Bits 'n' Pieces: Youthful vigor spices cookbook

By Stover E. Harger III, Columbian neighborhood news coordinator

Published:

 

She might not know much about cooking — yet — but the 9-year-old has perfected being a kid.

Sophie Albright of Vancouver shared her youthful point-of-view during the creation of the "The Cultured Chef: An International Cookbook for Kids," which recently received nearly $10,700 from 178 investors in a monthlong Kickstarter campaign. Goops Unlimited, a small Battle Ground-based publisher, produced the cookbook, written by Nicholas Beatty and illustrated by Coleen McIntyre. It's set for release in late October.

Sophie is featured in the book as a child correspondent, sharing her perspective on various recipes and activities based on cuisines from around the world, which is all meant to broaden the food horizons of children. She'll also star in video clips that are planned to be included on a disc packaged with the 100-page cookbook.

While she's open to trying new cuisines, Sophie does draw the line somewhere.
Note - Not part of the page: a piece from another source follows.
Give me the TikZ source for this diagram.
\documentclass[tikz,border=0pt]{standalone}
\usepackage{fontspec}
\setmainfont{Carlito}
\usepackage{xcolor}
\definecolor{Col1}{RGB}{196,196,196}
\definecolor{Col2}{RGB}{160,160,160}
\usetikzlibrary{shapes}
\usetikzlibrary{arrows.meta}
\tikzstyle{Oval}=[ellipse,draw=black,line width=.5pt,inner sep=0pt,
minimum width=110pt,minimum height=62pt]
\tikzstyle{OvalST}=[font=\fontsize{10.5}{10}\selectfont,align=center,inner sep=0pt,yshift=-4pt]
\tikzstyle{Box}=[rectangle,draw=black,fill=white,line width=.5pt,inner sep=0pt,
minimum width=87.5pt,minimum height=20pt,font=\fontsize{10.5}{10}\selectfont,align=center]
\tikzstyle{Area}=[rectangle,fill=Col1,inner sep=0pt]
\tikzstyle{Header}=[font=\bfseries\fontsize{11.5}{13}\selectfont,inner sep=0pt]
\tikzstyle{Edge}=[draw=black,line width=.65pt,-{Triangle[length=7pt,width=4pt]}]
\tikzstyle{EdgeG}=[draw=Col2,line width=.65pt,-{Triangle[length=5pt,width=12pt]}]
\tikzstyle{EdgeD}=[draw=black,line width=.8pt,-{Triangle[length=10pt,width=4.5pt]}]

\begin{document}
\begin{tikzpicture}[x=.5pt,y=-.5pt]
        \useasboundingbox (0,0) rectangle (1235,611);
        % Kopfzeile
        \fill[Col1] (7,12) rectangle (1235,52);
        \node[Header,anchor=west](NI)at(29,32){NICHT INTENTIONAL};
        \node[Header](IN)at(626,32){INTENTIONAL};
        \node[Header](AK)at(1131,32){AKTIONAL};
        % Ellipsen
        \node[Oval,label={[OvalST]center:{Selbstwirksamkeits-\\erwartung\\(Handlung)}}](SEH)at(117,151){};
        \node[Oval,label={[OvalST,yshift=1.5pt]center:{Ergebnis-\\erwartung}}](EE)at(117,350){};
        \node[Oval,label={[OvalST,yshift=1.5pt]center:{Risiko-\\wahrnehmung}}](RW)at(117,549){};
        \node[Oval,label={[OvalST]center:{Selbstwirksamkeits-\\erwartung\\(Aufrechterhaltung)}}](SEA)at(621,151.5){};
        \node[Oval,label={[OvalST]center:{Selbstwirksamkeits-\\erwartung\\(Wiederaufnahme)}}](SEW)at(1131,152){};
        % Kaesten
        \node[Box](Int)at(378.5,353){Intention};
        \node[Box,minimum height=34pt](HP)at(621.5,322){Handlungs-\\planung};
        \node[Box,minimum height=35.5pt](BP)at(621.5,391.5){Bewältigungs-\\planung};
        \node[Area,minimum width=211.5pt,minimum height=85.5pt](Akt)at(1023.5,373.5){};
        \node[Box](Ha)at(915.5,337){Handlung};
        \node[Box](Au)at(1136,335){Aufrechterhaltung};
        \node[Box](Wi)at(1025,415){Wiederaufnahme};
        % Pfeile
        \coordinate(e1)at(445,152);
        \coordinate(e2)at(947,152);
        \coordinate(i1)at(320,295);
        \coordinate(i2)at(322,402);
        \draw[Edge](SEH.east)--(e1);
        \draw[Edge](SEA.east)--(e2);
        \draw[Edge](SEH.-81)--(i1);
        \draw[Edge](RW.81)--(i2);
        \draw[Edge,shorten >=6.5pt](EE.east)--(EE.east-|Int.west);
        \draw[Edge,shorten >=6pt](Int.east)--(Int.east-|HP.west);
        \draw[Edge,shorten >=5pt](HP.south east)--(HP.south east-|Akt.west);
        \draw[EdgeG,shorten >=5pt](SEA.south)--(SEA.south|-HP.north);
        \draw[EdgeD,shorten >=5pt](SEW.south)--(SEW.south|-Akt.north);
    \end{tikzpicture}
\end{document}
In helping with the book, she learned at least one recipe wasn't meant for her palate: an avocado smoothie.

"I did not like that one," she said. "It tastes like honey, but with avocados."

Sophie preferred whipping up a watermelon smoothie and Moroccan-themed ceviche, even though she had trouble pronouncing the latter dish.
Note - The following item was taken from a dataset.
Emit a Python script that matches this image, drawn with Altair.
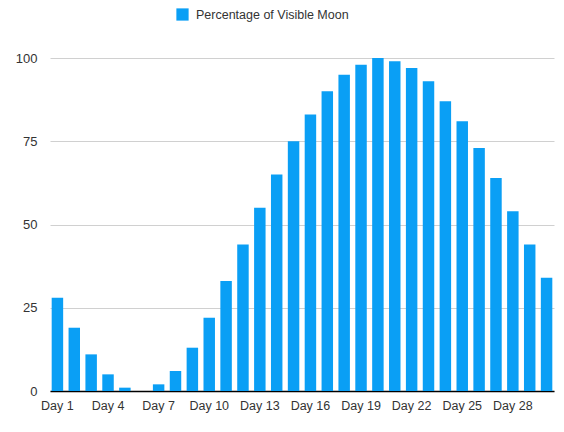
import altair as alt
import pandas as pd

days = [f"Day {i}" for i in range(1, 31)]
values = [28, 19, 11, 5, 1, 0, 2, 6, 13, 22, 33, 44, 55, 65, 75, 83, 90, 95, 98, 100,
          99, 97, 93, 87, 81, 73, 64, 54, 44, 34]
series = "Percentage of Visible Moon"
tick_labels = ["Day 1", "Day 4", "Day 7", "Day 10", "Day 13", "Day 16", "Day 19",
               "Day 22", "Day 25", "Day 28"]

df = pd.DataFrame({"day": days, "value": values, "series": [series] * len(days)})

font = "Liberation Sans"

chart = alt.Chart(df).mark_bar(color="#0a9ff5").encode(
    x=alt.X("day:N", sort=days,
            scale=alt.Scale(paddingInner=0.32, paddingOuter=0.1),
            axis=alt.Axis(title=None, values=tick_labels, labelAngle=0, ticks=False,
                          domainColor="#000000", domainWidth=1.5, labelPadding=8,
                          labelFontSize=12.5, labelColor="#333333", labelFont=font,
                          grid=False)),
    y=alt.Y("value:Q", scale=alt.Scale(domain=[0, 100], nice=False),
            axis=alt.Axis(title=None, values=[0, 25, 50, 75, 100], ticks=False,
                          domain=False, gridColor="#d0d0d0", labelPadding=13,
                          labelFontSize=13, labelColor="#333333", labelFont=font)),
    color=alt.Color("series:N", scale=alt.Scale(range=["#0a9ff5"]),
                    legend=alt.Legend(title=None, orient="none", legendX=126, legendY=-50,
                                      symbolType="square", symbolSize=150,
                                      symbolStrokeWidth=0, labelFontSize=12.5,
                                      labelFont=font, labelColor="#333333",
                                      labelOffset=7)),
).properties(
    width=504, height=333,
    autosize=alt.AutoSizeParams(type="none"),
    padding={"left": 42, "top": 50, "right": 2, "bottom": 30},
).configure_view(stroke=None)

chart.save("out.html", embed_options={"renderer": "svg", "actions": False})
Despite learning about the foods of the world in the last few months, Sophie isn't at the point of whipping up duck a l'orange or beef wellington. She's a fledging chef, but she's also still a kid.

"I like making pancakes because they are really simple," she said.
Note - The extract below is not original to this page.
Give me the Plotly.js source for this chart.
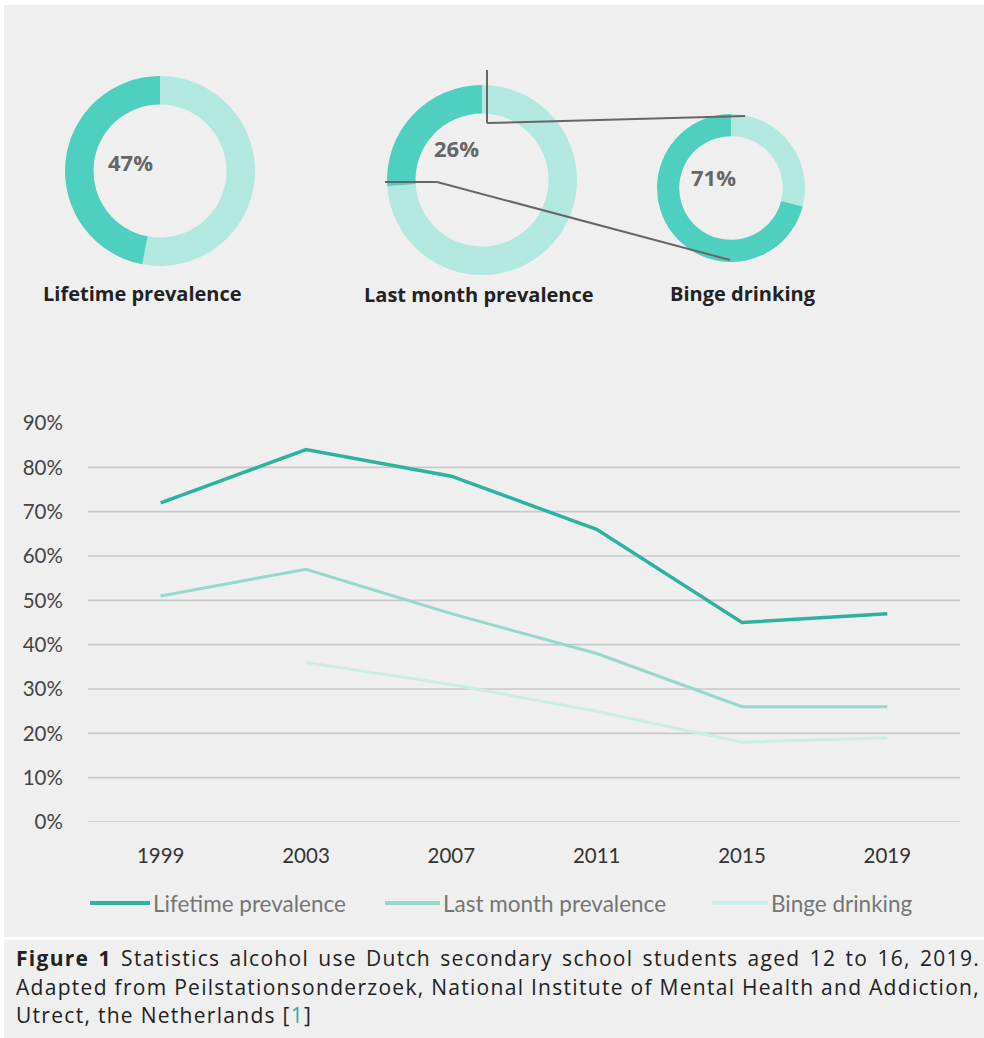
<!DOCTYPE html>
<html>
<head>
<meta charset="utf-8">
<script src="https://cdn.plot.ly/plotly-3.0.1.min.js"></script>
<style>
  html, body { margin: 0; padding: 0; background: #ffffff; }
  #chart { width: 984px; height: 1038px; }
</style>
</head>
<body>
<div id="chart"></div>
<script>
// ---------------- DATA ----------------
const years = ['1999', '2003', '2007', '2011', '2015', '2019'];
const seriesNames = ['Lifetime prevalence', 'Last month prevalence', 'Binge drinking'];
const lifetime = [0.72, 0.84, 0.78, 0.66, 0.45, 0.47];
const lastMonth = [0.51, 0.57, 0.47, 0.38, 0.26, 0.26];
const binge = [null, 0.36, 0.31, 0.25, 0.18, 0.19];
const donutNames = ['Lifetime prevalence', 'Last month prevalence', 'Binge drinking'];
const donutValues = [47, 26, 71];
const yTickVals = [0, 0.1, 0.2, 0.3, 0.4, 0.5, 0.6, 0.7, 0.8, 0.9];
const captionLines = [
  '<b>Figure 1</b> Statistics alcohol use Dutch secondary school students aged 12 to 16, 2019.',
  'Adapted from Peilstationsonderzoek, National Institute of Mental Health and Addiction,',
  'Utrect, the Netherlands [<span style="color:#1fb3a6">1</span>]'
];

// ---------------- STYLE ----------------
const W = 984, H = 1038;
const px = x => x / W;
const py = y => 1 - y / H;
const lineColors = ['#2db2a0', '#94d9cb', '#cbede7'];
const lineWidths = [3.5, 3, 3];
const donutDark = '#4fcfbf';
const donutLight = '#b2e8df';
const bg = '#efefef';

// ---------------- TRACES ----------------
const traces = [];
const seriesData = [lifetime, lastMonth, binge];
seriesData.forEach((ys, i) => {
  traces.push({
    type: 'scatter', mode: 'lines', x: years, y: ys, name: seriesNames[i],
    line: { color: lineColors[i], width: lineWidths[i] },
    connectgaps: false, showlegend: false, hoverinfo: 'skip',
    xaxis: 'x', yaxis: 'y'
  });
});

const donutBoxes = [
  { cx: 160, cy: 171, r: 95 },
  { cx: 482, cy: 180, r: 95 },
  { cx: 731, cy: 188, r: 74 }
];
const donutLabelPos = [ [130, 162], [456, 148], [713, 177] ];
const donutTitlePos = [ [142, 293], [479, 294], [743, 293] ];

donutValues.forEach((v, i) => {
  const b = donutBoxes[i];
  traces.push({
    type: 'pie', values: [100 - v, v], labels: [donutNames[i] + ' no', donutNames[i] + ' yes'],
    hole: 0.70, sort: false, direction: 'clockwise', rotation: 0,
    textinfo: 'none', hoverinfo: 'skip', showlegend: false,
    marker: { colors: [donutLight, donutDark], line: { width: 0 } },
    domain: { x: [px(b.cx - b.r), px(b.cx + b.r)], y: [py(b.cy + b.r), py(b.cy - b.r)] }
  });
});

// ---------------- SHAPES ----------------
const shapes = [];
shapes.push({ type: 'rect', xref: 'paper', yref: 'paper', x0: px(4), x1: 1, y0: py(937), y1: py(5),
  fillcolor: bg, line: { width: 0 }, layer: 'below' });
shapes.push({ type: 'rect', xref: 'paper', yref: 'paper', x0: px(4), x1: 1, y0: 0, y1: py(940),
  fillcolor: bg, line: { width: 0 }, layer: 'below' });
yTickVals.slice(0, -1).forEach(v => {
  shapes.push({ type: 'line', xref: 'x domain', yref: 'y', x0: 0, x1: 1, y0: v, y1: v,
    line: { color: '#c9c9c9', width: 1.6 }, layer: 'below' });
});
const conn = [
  [[487, 70], [487, 123], [745, 116]],
  [[385, 182], [437, 182], [730, 260]]
];
conn.forEach(pts => {
  for (let k = 0; k < pts.length - 1; k++) {
    shapes.push({ type: 'line', xref: 'paper', yref: 'paper',
      x0: px(pts[k][0]), y0: py(pts[k][1]), x1: px(pts[k + 1][0]), y1: py(pts[k + 1][1]),
      line: { color: '#666666', width: 2 } });
  }
});
const legendPos = [ [90, 150], [385, 440], [712, 768] ];
const legendY = 903;
legendPos.forEach((p, i) => {
  shapes.push({ type: 'line', xref: 'paper', yref: 'paper', x0: px(p[0]), x1: px(p[1]),
    y0: py(legendY), y1: py(legendY), line: { color: lineColors[i], width: 4 } });
});

// ---------------- ANNOTATIONS ----------------
const annotations = [];
donutValues.forEach((v, i) => {
  annotations.push({ xref: 'paper', yref: 'paper', x: px(donutLabelPos[i][0]), y: py(donutLabelPos[i][1]),
    text: '<b>' + v + '%</b>', showarrow: false, xanchor: 'center', yanchor: 'middle',
    font: { family: 'Open Sans, sans-serif', size: 22, color: '#666666' } });
  annotations.push({ xref: 'paper', yref: 'paper', x: px(donutTitlePos[i][0]), y: py(donutTitlePos[i][1]),
    text: '<b>' + donutNames[i] + '</b>', showarrow: false, xanchor: 'center', yanchor: 'middle',
    font: { family: 'Open Sans, sans-serif', size: 20, color: '#222222' } });
});
seriesNames.forEach((n, i) => {
  annotations.push({ xref: 'paper', yref: 'paper', x: px(legendPos[i][1] + 1), y: py(legendY),
    text: n, showarrow: false, xanchor: 'left', yanchor: 'middle',
    font: { family: 'Lato, sans-serif', size: 22.5, color: '#757575' } });
});
const capY = [958, 987, 1015];
captionLines.forEach((t, i) => {
  annotations.push({ xref: 'paper', yref: 'paper', x: px(14), y: py(capY[i]),
    text: t, showarrow: false, xanchor: 'left', yanchor: 'middle', align: 'left',
    font: { family: 'Open Sans, sans-serif', size: 21, color: '#222222' } });
});

// ---------------- LAYOUT ----------------
const layout = {
  width: W, height: H,
  margin: { l: 0, r: 0, t: 0, b: 0 },
  paper_bgcolor: '#ffffff',
  plot_bgcolor: 'rgba(0,0,0,0)',
  showlegend: false,
  xaxis: {
    type: 'category', domain: [px(88), px(960)], range: [-0.5, 5.5],
    showgrid: false, zeroline: false, showline: false,
    ticks: 'outside', ticklen: 15, tickcolor: 'rgba(0,0,0,0)',
    tickfont: { family: 'Lato, sans-serif', size: 20.5, color: '#333333' },
    fixedrange: true
  },
  yaxis: {
    domain: [py(822), py(423)], range: [0, 0.9],
    tickvals: yTickVals, tickformat: '.0%',
    showgrid: false, zeroline: false, showline: false,
    ticks: 'outside', ticklen: 20, tickcolor: 'rgba(0,0,0,0)',
    tickfont: { family: 'Lato, sans-serif', size: 20.5, color: '#444444' },
    fixedrange: true
  },
  shapes: shapes,
  annotations: annotations
};

Plotly.newPlot('chart', traces, layout, { staticPlot: true, displayModeBar: false }).then(gd => {
  const target = 978 - 14;
  const caps = [];
  gd.querySelectorAll('text.annotation-text').forEach(t => {
    const s = t.textContent;
    if (s.startsWith('Figure 1') || s.startsWith('Adapted from') || s.startsWith('Utrect')) caps.push(t);
  });
  const width = t => t.getBBox().width;
  // letter spacing so that the second line fills the width
  const second = caps.find(t => t.textContent.startsWith('Adapted'));
  if (second) {
    const w = width(second);
    const n = second.textContent.length;
    const ls = Math.max(-1, Math.min(1.5, (target - w) / n));
    caps.forEach(t => { t.style.letterSpacing = ls + 'px'; });
  }
  // justify the first two lines with word spacing for whatever remains
  caps.forEach(t => {
    const s = t.textContent;
    if (s.startsWith('Figure 1') || s.startsWith('Adapted')) {
      const w = width(t);
      const n = (s.match(/ /g) || []).length;
      t.style.wordSpacing = ((target - w) / n) + 'px';
    }
  });
});
</script>
</body>
</html>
Sophie first got involved with Goops Unlimited a few years back when Beatty was preparing another kids cookbook, "Baking With Friends." Her mom, Erika Albright, said she answered a casting call looking for elementary school kids to be a part of promotional video clips. Since then, Erika said her daughter's natural charisma led the family to begin pursuing other modeling and acting opportunities. A few have paid modestly, but mostly the gigs are to gain experience, Erika said.

"I'm so appreciative we were able to be at the right spot to be a part of (the books)," she said.

Since the cookbook was a grass-roots effort, the mother and daughter helped with moneymaking efforts, including hosting a July 17 fundraiser at YogurtTime in Uptown Village. They feel like team players in helping getting the books made.

"We've been able to link arms and run alongside them," Erika said.